The default language used to train spelling is English. The language used to train your spelling model determines how information is processed as your spelling model is built. Processing Japanese characters requires different processing logic to Roman based languages like English, French, and Italian. You can change the language by including the input:lang parameter.

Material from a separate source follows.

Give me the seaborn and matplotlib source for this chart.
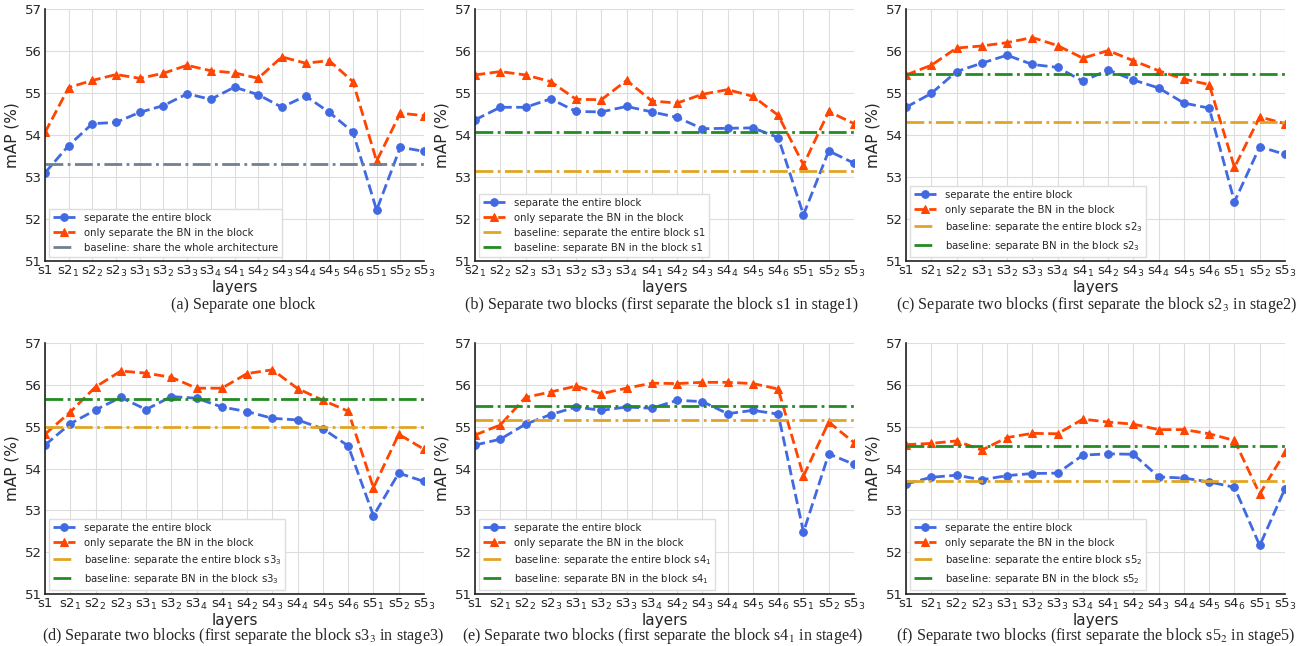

Disabling language processing for specific fields

You may not want any language processing to be performed on some fields. Fields such as model numbers and part numbers are usually best left unprocessed. The following example shows how you can use the set-param-values step to set the processing language to ‘zxx’ (no language processing) for specified fields.

- id: train-spelling
  title: set lang to zxx (no language) to train spelling for model number etc. 
  params:
    lang:
      bind: nolang
      defaultValue: zxx
    fields:
      const: modelNumber:modelNumber

Using multiple languages and spelling models

You can train spelling for multiple languages and have a separate spelling model for each language. The following example shows how you can train spelling for English and “zxx” for model numbers together.

- id: train-spelling
  title: train spelling with english (default)
  params:  
    fields:
      const: name:name,brand:brand,categories:categories,description:description
- id: train-spelling
  title: set lang to zxx (no language) to train spelling for model number etc. 
  params:
    lang:
      bind: nolang
      defaultValue: zxx
    fields:
      const: modelNumber:modelNumber

Enabling spell correction

Add the index-spelling step in your query pipeline to enable spelling correction during a search query. The following example shows how to pass the query q for spelling correction using a default configuration:

- id: index-spelling
  params:
    text:
      bind: q

It is highly recommended to set the const:phraseLabelWeights to tell the spelling system which labels correspond to phrases. This will increase the accuracy of spelling correction when correcting multiple word queries. Typically the labels set in the train-autocomplete-v2 step of the record pipeline and the train-autocomplete step in the query pipeline would be used to configure const:phraseLabelWeights.

The following example shows how to set the const:phraseLabelWeights using Live query training (denoted by the label query) Fields from the record (‘brand’ and ‘category’)

Note that all labels are weighed equally, to a value of “1.0”.

- id: index-spelling
  params:
    text:
      bind: q
    phraseLabelWeights:
      const: query:1.0,brand:1.0,category:1.0

Weights are used to influence the score assigned for a phrase suggestion. Different labels can have different weights. The example below configures the weights of live query training to be twice as important as the record fields.

- id: index-spelling
  params:
    text:
      bind: q
    phraseLabelWeights:
      const: query:1.0,brand:0.5,category:0.5